Source data
────
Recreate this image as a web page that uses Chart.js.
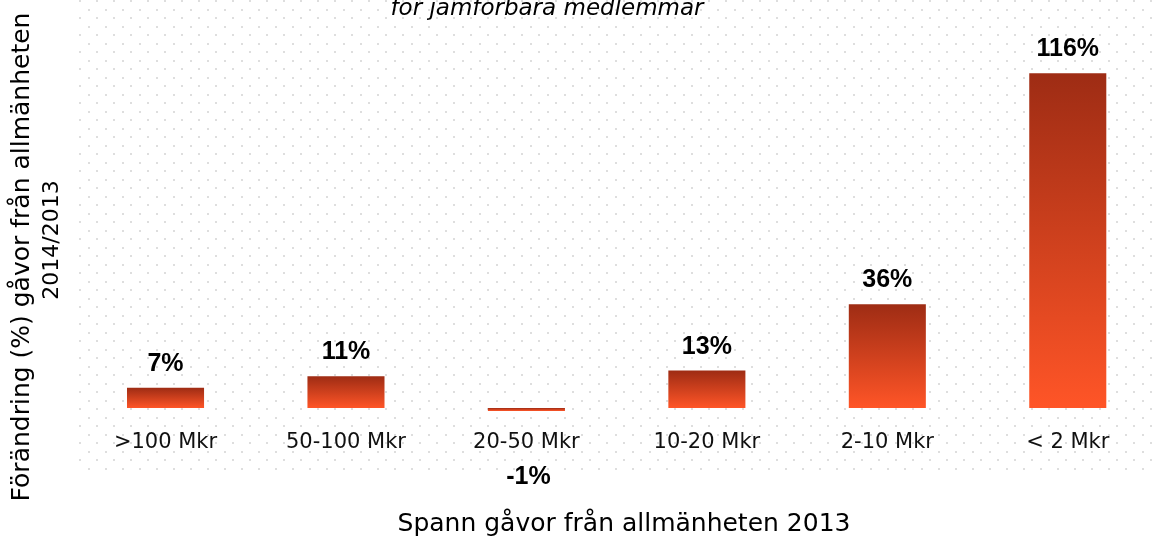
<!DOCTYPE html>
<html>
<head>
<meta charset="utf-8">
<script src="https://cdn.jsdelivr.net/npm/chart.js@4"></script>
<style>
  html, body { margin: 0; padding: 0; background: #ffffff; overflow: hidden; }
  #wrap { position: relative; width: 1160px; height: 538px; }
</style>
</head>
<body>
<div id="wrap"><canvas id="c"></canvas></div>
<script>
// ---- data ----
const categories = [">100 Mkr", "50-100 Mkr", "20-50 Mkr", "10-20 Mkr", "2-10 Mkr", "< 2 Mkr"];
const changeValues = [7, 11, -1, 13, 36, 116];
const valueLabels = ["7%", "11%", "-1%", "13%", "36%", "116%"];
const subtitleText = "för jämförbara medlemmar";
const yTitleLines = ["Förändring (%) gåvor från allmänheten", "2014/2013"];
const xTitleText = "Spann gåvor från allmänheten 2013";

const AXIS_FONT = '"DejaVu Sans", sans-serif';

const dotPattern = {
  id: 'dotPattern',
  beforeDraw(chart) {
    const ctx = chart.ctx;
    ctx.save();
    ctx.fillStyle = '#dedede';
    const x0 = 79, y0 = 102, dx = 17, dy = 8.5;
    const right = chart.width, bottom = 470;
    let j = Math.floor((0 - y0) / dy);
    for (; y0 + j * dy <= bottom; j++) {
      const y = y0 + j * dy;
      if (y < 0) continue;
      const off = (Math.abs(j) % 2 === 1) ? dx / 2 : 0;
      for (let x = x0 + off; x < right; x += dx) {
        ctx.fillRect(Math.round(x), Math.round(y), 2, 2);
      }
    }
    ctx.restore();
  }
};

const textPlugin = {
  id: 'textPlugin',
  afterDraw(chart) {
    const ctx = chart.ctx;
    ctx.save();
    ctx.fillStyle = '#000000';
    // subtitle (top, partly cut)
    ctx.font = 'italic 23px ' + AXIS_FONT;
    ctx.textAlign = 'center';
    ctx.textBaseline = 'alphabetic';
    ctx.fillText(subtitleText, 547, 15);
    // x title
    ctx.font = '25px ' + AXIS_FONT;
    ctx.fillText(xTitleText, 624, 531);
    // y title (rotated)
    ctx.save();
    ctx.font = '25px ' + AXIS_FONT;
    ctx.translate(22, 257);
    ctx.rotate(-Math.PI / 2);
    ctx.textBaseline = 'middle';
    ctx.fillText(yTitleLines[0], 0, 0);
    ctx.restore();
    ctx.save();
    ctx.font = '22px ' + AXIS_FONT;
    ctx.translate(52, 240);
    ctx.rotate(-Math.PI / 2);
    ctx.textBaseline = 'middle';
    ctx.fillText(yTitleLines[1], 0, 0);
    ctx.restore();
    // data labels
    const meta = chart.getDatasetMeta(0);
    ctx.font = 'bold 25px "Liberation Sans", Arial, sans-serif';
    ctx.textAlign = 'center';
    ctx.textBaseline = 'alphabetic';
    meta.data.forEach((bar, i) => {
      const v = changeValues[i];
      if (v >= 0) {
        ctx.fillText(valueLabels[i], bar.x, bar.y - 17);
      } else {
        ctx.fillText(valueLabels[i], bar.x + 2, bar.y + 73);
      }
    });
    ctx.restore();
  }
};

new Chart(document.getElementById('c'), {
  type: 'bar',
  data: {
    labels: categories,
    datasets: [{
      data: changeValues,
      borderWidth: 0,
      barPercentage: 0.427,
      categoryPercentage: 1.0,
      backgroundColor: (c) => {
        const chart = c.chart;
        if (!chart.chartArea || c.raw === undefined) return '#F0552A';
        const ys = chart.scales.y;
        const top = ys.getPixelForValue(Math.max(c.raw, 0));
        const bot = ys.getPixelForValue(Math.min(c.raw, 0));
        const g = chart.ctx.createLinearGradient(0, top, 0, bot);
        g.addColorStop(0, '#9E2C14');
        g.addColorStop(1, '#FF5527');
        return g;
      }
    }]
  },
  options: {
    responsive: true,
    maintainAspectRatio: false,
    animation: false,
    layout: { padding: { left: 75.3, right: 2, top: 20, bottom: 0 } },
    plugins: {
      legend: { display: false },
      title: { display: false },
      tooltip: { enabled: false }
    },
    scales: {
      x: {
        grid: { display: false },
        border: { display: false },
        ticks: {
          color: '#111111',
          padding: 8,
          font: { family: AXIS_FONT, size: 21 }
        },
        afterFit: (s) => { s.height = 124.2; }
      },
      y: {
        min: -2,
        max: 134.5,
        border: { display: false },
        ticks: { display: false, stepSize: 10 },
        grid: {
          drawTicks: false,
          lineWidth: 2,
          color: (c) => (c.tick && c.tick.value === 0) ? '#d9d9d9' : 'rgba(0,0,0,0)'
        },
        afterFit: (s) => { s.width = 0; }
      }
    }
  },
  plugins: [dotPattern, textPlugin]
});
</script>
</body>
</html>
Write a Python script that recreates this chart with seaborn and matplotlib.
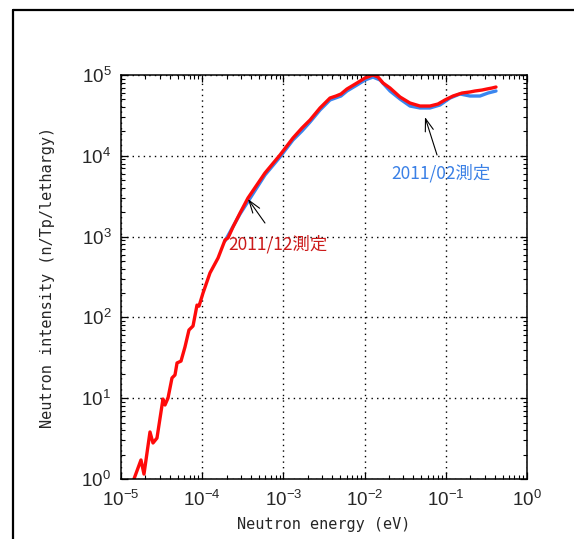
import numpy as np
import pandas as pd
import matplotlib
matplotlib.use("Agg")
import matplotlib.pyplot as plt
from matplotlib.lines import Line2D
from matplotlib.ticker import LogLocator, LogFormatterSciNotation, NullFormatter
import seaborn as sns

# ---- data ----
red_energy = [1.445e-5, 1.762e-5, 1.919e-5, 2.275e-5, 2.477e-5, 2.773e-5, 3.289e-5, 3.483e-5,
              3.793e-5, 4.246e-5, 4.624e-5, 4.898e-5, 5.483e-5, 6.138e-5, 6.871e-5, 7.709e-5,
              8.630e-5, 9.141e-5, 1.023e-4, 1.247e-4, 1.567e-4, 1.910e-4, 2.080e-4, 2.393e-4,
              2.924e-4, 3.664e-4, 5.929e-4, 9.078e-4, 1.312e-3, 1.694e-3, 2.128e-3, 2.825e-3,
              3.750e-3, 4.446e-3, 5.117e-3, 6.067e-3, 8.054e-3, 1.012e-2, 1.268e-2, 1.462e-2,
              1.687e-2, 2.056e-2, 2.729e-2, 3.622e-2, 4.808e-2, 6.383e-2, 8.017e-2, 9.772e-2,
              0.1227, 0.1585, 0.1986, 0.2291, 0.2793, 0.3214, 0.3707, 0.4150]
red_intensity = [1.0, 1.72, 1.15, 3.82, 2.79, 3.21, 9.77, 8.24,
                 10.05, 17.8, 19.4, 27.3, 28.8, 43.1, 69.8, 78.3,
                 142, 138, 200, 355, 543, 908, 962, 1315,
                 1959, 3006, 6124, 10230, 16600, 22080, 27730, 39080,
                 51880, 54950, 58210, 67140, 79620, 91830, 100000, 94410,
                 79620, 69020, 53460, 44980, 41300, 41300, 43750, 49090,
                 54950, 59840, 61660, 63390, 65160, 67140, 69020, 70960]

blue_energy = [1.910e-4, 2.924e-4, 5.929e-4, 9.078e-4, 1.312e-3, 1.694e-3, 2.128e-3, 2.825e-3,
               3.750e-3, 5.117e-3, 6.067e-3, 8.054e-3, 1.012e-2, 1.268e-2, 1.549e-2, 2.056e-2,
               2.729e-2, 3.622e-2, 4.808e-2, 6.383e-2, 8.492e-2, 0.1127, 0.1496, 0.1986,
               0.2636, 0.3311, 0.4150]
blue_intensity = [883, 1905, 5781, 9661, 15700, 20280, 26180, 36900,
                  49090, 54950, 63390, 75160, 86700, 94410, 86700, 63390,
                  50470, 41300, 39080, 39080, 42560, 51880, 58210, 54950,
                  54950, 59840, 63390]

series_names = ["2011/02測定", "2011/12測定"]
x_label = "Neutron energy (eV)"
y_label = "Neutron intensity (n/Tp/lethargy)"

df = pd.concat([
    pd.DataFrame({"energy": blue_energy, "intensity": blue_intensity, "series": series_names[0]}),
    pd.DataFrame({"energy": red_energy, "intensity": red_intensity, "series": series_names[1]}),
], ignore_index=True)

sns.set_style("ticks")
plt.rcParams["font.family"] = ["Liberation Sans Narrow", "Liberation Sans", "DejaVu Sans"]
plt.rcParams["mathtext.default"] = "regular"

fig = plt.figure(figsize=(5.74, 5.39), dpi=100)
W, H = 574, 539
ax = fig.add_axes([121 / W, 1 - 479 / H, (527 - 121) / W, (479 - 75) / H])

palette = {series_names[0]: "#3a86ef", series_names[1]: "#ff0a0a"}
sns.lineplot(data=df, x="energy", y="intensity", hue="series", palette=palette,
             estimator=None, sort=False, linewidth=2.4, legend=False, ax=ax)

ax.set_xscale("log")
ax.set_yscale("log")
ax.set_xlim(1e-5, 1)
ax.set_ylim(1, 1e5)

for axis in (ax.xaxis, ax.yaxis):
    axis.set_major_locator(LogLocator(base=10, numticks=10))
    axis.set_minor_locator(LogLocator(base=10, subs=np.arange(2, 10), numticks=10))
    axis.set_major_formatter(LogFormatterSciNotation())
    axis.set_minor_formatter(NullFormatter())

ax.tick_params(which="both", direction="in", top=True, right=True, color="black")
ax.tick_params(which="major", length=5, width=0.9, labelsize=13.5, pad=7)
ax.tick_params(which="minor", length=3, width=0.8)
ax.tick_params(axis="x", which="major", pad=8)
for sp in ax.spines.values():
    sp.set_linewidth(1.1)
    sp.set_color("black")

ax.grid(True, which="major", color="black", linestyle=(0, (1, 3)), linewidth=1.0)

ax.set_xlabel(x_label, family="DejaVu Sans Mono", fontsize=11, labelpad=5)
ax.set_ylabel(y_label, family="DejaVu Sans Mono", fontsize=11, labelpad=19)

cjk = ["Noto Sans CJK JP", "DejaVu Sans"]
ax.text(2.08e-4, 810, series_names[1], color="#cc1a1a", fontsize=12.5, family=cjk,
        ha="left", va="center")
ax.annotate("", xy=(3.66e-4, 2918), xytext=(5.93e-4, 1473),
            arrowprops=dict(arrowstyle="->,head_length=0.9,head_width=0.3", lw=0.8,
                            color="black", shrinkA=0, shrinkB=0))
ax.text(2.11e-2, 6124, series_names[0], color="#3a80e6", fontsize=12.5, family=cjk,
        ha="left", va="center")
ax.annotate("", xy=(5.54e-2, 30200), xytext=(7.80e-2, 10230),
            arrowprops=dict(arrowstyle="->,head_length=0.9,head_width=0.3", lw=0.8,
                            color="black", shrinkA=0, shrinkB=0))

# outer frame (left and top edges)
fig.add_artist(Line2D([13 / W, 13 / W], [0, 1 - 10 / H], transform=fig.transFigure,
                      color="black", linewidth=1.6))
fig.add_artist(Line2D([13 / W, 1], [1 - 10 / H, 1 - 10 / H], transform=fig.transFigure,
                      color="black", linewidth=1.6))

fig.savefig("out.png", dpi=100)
────
Work to be completed:
Give again, exactly as written above, every line from the one holding "Write a Python" to the one holding "import seaborn as sns", with both ends kept and the pictures left out.

Written response:
Write a Python script that recreates this chart with seaborn and matplotlib.
import numpy as np
import pandas as pd
import matplotlib
matplotlib.use("Agg")
import matplotlib.pyplot as plt
from matplotlib.lines import Line2D
from matplotlib.ticker import LogLocator, LogFormatterSciNotation, NullFormatter
import seaborn as sns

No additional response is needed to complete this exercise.